Friends!!! When was the last time you heard an American Christian rejoicing because of being counted worthy of suffering, at all, for the Name? When was the last time you, personally, rejoiced because you were counted worthy to suffer for the name of Jesus?
I am so ashamed to look at my own track record. I have to acknowledge that I have NEVER suffered for Jesus.
Oh, I have suffered, certainly; I have suffered and Jesus has been with me and helped me, certainly. But the kind of suffering faced by Peter and John – imprisonment, and beatings; bloodied backs, bruises and broken teeth – I have NEVER suffered for Jesus like that.
Worse, I know myself well enough to state that if I were to suffer like that as a Christian, my first instinct would be outrage, not rejoicing… “How DARE you?” That’s the voice in my head, responding to an imaginary police action. “How DARE you lay a hand on me / infringe in any way on my rights / treat me like a second-class citizen?”
The tragic truth is that my “how dare you?” reflex points to a whole different kind of heart in me than the heart Peter and James had. It points to a heart which loves Jesus but trusts in things like due process and governmental accountability for my security. It points to a heart that embraces being a Christian, but only as a (safe, well-fed, empowered to work and drive and worship as and when I please) American.
I am in no way denigrating the privilege of American citizenship. I am in no way discounting the noble principles and biblically-sound concepts of virtue, duty, and honor on which America was founded. I am saying that, as a Christian, I shouldn’t be looking to my “American-ness” to save me.
I was jerked up short a few days ago by an email from the Voice of the Martyrs, outlining ways to pray for Christians in Afghanistan at this dreadful moment in their history. It was not the certainty of their plight that shocked me; everyone knows Christians will be in the cross-hairs of the Taliban immediately. Rather, it was the decision of many of them to remain in place ON PURPOSE.

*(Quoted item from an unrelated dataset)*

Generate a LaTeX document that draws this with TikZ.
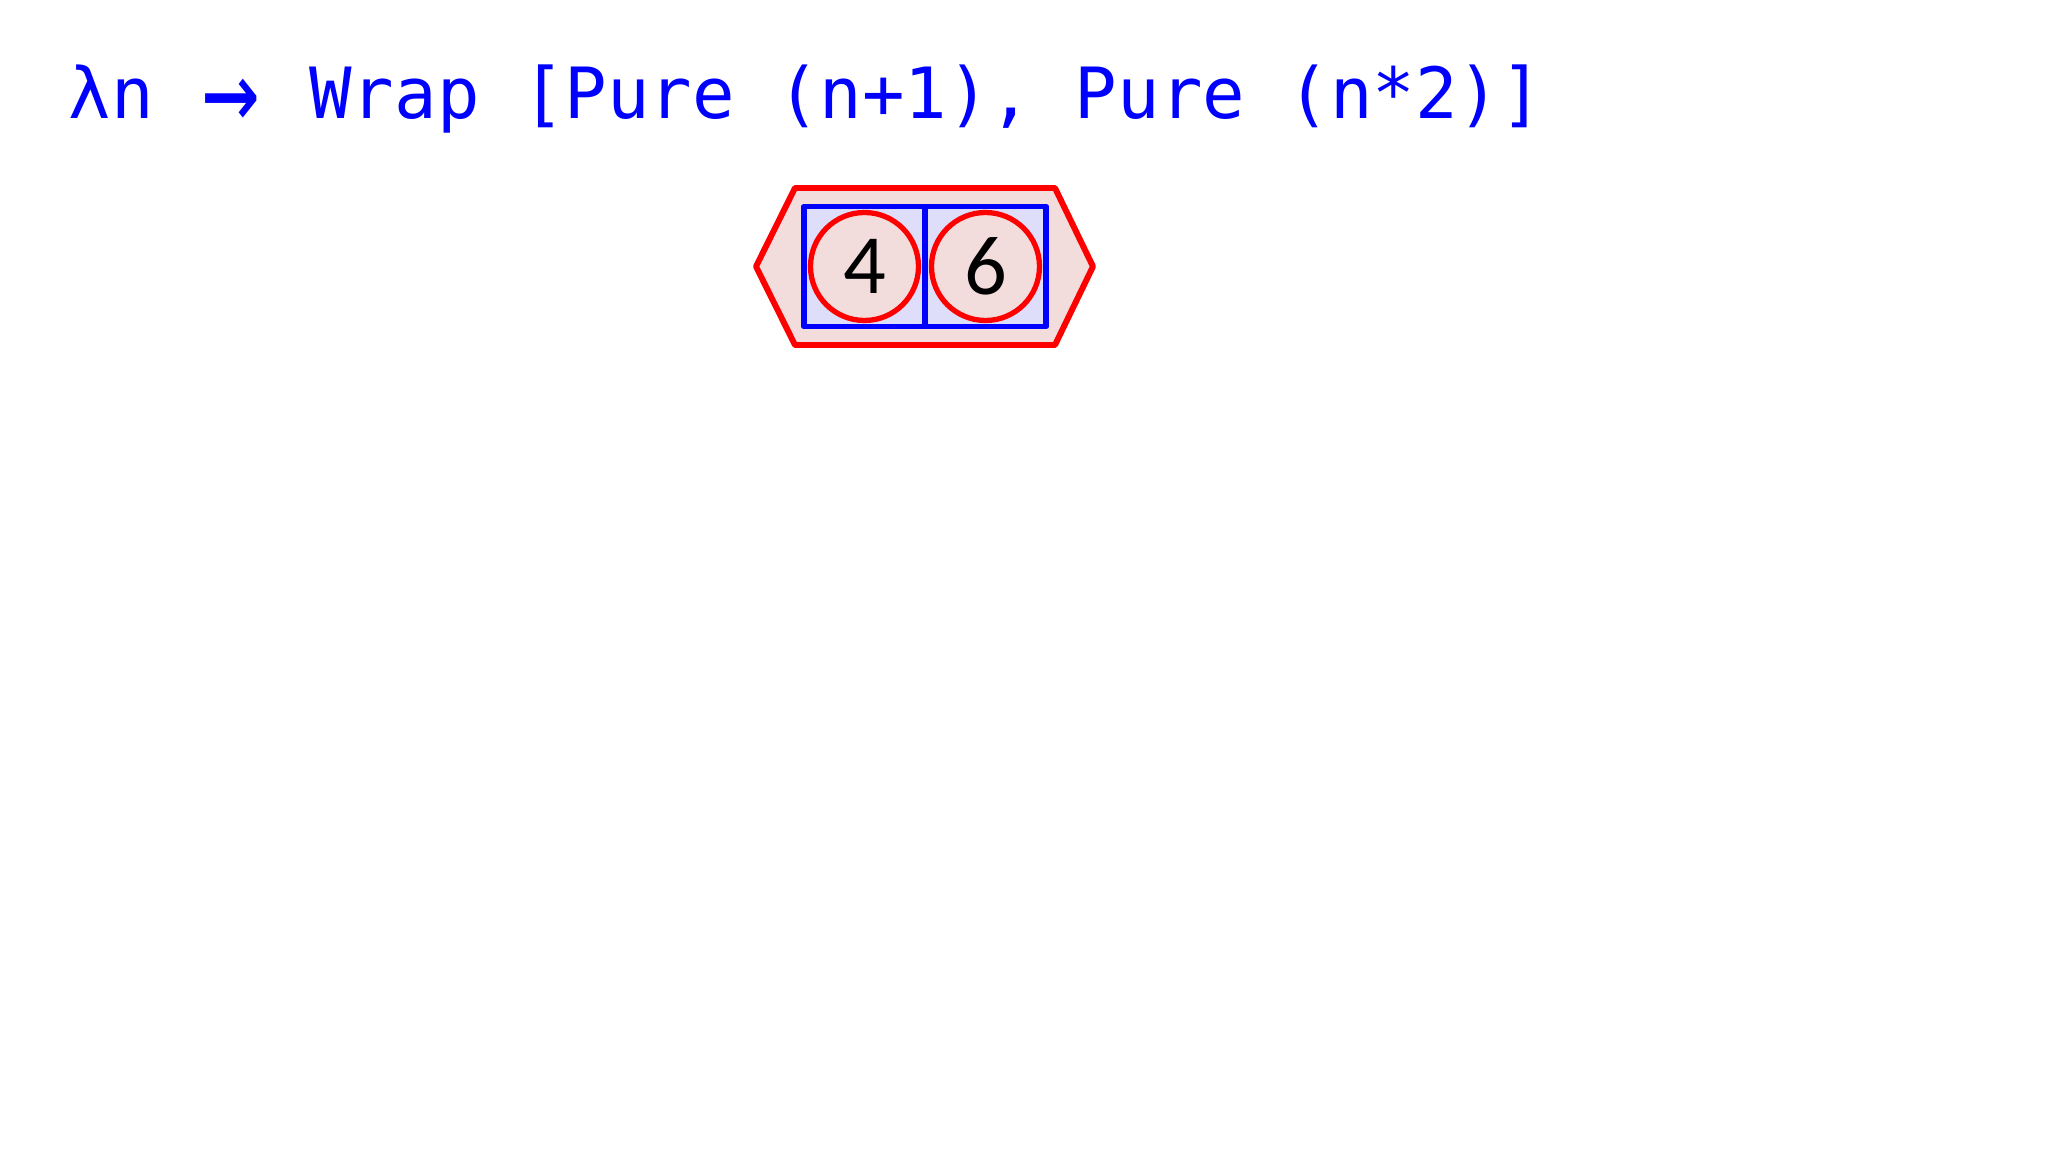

I’ll repeat that: many Afghan Christians are determined to stay where they are, to give Christianity a face and a presence in Afghanistan under the Taliban, to be the hands and feet of Christ where God has placed them.
Knowing they will be targeted. Knowing their property will be confiscated. Knowing that their faith is a capital offense under sharia law. They are STAYING.
They see their lives as Christ’s – not just in some mild, metaphorical, cheap-grace way, but in the same way Peter and John saw their own lives as Christ’s. And seeing life that way means rejoicing at being deemed worthy to suffer disgrace for the name of Jesus. Seeing life that way means being ready to pay it forward not just in tithes and offerings but in blood and tears.
As American Christians, we have a sacred obligation to use the freedoms and privileges that are our lot to serve those for whom “freedom and privilege” are utterly absent.
And as American Christians, we have a sacred obligation to be salt and light where we are… even if it’s inconvenient. Even if it makes people grumpy at us. Even if we enrage those whose narrative of American-ness necessitates shouting down (or cancelling) salt and light.
We have to remember Peter and John, rejoicing. We have to remember the Christians, choosing to stay in Afghanistan. It is clear that they are remembering Jesus, and honoring Jesus, by rejoicing in the costliness of their loyalty to Him.
Are we?
Am I?
What a week we are having in our world, Friends.
But we are “in the world, not of the world.” (John 17:16).
We are “citizens of Heaven.” (Philippians 3:20).
And if we are going to make any difference in this lifetime, we must be prepared to rejoice at being counted worthy of suffering disgrace for the Name.